- GIVEN REQUEST -
Using the entries shown below, output the line containing "Rebuild this chart", the line containing "return stops", and every line between them, exactly. Pictures are omitted.

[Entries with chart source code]
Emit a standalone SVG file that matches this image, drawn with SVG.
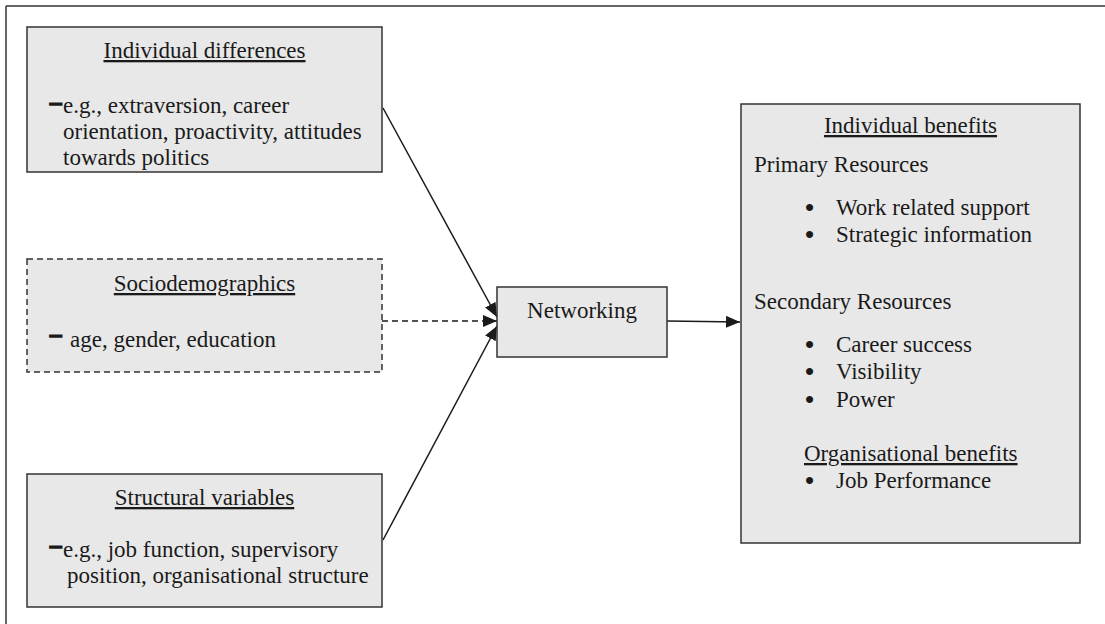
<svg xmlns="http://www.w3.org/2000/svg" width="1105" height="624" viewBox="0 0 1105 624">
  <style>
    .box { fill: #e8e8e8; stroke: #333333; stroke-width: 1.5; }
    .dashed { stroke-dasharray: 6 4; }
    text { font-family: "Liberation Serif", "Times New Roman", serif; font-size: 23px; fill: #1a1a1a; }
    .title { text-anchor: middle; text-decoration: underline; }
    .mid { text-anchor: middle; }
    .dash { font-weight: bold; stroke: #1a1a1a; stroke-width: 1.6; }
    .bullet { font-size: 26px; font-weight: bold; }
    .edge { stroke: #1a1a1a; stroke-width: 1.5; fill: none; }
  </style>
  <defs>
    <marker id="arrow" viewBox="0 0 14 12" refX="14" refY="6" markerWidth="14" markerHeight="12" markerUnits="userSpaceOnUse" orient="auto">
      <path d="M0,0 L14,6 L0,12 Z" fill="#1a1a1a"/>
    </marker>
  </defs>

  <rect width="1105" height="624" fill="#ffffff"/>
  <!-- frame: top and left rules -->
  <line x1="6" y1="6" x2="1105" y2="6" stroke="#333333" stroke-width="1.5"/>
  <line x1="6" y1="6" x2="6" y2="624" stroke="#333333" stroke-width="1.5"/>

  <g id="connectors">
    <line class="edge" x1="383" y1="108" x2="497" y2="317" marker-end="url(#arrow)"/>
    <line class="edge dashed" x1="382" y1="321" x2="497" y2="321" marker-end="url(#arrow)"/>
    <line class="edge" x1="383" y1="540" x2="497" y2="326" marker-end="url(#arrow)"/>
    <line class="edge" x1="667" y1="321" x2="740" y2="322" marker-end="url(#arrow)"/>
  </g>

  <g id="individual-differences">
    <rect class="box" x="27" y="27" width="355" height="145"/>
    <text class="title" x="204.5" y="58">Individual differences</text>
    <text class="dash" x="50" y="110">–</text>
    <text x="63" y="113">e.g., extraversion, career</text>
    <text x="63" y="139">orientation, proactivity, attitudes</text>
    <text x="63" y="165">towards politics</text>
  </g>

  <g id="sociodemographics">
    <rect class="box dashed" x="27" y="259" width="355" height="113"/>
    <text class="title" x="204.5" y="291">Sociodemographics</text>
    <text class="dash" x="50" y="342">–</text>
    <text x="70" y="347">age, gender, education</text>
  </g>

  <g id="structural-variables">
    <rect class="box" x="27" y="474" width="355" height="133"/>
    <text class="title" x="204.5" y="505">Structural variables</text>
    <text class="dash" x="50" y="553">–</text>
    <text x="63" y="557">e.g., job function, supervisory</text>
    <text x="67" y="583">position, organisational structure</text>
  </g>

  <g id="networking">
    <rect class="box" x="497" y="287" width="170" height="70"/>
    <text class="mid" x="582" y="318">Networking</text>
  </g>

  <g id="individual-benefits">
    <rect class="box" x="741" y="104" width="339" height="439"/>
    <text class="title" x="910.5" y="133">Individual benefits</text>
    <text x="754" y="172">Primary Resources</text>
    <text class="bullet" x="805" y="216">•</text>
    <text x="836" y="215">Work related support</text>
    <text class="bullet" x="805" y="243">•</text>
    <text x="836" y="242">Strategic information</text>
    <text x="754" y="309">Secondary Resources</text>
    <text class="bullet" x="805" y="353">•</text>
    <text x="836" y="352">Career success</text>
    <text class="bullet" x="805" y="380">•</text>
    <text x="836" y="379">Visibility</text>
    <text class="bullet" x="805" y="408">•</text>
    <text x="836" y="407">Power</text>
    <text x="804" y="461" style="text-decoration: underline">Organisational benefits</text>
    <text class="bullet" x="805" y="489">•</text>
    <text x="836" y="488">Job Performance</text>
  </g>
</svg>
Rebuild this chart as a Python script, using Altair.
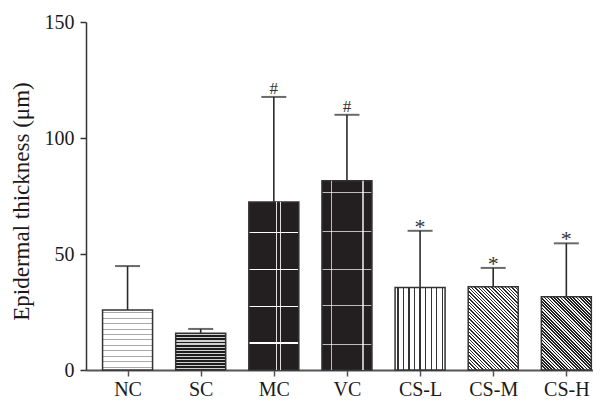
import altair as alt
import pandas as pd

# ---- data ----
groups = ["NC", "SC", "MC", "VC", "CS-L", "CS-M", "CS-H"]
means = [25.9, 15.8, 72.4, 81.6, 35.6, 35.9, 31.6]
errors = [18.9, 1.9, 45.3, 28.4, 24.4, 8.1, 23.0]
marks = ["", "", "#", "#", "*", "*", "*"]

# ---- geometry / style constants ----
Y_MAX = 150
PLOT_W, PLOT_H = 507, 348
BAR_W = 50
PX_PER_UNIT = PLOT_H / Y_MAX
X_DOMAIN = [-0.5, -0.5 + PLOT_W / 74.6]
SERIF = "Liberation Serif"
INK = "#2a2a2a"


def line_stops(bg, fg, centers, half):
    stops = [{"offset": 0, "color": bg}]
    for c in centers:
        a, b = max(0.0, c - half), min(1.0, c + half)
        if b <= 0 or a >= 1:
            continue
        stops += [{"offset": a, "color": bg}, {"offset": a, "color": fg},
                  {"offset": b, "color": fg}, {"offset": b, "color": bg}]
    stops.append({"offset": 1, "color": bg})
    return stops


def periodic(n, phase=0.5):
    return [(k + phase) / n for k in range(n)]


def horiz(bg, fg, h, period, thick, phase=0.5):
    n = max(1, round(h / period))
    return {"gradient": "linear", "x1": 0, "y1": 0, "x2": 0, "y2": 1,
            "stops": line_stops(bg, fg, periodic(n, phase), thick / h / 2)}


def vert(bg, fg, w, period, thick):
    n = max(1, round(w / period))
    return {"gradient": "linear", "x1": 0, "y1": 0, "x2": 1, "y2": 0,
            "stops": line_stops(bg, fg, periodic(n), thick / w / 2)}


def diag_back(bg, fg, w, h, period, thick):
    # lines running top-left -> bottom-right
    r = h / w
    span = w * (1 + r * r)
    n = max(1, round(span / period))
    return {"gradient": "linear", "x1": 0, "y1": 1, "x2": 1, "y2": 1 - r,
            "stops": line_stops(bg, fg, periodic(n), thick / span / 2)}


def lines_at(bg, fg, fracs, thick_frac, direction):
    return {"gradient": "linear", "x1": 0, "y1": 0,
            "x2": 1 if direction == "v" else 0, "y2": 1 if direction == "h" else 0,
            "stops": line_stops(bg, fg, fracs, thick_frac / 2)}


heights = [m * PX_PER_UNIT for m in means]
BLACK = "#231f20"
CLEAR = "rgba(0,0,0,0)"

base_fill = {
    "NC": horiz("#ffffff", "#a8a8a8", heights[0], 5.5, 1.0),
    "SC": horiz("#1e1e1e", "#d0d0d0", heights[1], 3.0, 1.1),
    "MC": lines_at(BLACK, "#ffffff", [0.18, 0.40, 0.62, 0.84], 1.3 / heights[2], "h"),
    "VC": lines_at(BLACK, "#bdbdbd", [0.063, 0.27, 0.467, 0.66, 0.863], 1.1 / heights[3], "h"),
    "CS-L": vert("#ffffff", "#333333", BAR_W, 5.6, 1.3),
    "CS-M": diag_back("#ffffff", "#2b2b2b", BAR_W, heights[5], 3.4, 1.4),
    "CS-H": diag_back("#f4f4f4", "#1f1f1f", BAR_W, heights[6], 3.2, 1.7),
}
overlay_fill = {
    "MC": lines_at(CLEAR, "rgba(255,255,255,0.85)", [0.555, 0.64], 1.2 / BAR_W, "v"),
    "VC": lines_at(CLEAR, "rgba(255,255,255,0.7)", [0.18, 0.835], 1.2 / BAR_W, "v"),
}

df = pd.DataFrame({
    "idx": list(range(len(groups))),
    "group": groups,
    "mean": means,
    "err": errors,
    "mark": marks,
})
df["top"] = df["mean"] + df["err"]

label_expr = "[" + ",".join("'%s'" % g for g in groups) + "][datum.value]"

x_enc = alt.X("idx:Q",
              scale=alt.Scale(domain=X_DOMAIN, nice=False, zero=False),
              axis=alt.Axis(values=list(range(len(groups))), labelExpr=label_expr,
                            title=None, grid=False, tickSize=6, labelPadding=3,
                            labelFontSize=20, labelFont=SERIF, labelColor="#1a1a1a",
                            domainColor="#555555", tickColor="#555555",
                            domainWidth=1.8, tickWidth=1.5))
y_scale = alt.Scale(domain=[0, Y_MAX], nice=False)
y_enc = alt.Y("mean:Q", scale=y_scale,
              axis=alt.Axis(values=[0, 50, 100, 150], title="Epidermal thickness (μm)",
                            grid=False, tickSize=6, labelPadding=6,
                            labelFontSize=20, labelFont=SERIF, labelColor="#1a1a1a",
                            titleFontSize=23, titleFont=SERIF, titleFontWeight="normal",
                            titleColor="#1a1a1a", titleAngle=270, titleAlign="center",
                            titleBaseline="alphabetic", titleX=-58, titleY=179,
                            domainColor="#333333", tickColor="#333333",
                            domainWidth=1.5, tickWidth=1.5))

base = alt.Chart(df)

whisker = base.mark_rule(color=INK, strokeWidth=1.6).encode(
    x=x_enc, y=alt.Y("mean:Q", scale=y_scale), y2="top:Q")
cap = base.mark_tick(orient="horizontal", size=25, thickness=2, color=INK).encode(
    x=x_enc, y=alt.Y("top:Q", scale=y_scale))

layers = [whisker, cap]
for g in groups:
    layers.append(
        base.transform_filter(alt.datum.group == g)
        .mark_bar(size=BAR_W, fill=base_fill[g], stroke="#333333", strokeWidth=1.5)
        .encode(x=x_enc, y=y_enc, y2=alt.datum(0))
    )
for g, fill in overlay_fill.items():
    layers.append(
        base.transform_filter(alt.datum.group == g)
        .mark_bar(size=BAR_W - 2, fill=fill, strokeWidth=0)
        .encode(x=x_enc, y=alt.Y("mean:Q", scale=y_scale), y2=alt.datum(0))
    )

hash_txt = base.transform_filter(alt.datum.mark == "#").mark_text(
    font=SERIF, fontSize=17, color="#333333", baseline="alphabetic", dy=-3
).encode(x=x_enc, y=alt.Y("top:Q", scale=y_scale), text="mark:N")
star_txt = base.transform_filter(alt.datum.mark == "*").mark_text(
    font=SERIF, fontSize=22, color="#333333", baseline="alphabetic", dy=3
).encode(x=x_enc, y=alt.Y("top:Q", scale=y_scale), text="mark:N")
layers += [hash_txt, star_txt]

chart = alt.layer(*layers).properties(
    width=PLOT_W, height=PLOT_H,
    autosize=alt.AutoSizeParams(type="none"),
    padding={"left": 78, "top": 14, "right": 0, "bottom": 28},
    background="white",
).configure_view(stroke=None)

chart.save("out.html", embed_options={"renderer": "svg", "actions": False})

- OUTPUT FOR THIS EXERCISE -
Rebuild this chart as a Python script, using Altair.
import altair as alt
import pandas as pd

# ---- data ----
groups = ["NC", "SC", "MC", "VC", "CS-L", "CS-M", "CS-H"]
means = [25.9, 15.8, 72.4, 81.6, 35.6, 35.9, 31.6]
errors = [18.9, 1.9, 45.3, 28.4, 24.4, 8.1, 23.0]
marks = ["", "", "#", "#", "*", "*", "*"]

# ---- geometry / style constants ----
Y_MAX = 150
PLOT_W, PLOT_H = 507, 348
BAR_W = 50
PX_PER_UNIT = PLOT_H / Y_MAX
X_DOMAIN = [-0.5, -0.5 + PLOT_W / 74.6]
SERIF = "Liberation Serif"
INK = "#2a2a2a"


def line_stops(bg, fg, centers, half):
    stops = [{"offset": 0, "color": bg}]
    for c in centers:
        a, b = max(0.0, c - half), min(1.0, c + half)
        if b <= 0 or a >= 1:
            continue
        stops += [{"offset": a, "color": bg}, {"offset": a, "color": fg},
                  {"offset": b, "color": fg}, {"offset": b, "color": bg}]
    stops.append({"offset": 1, "color": bg})
    return stops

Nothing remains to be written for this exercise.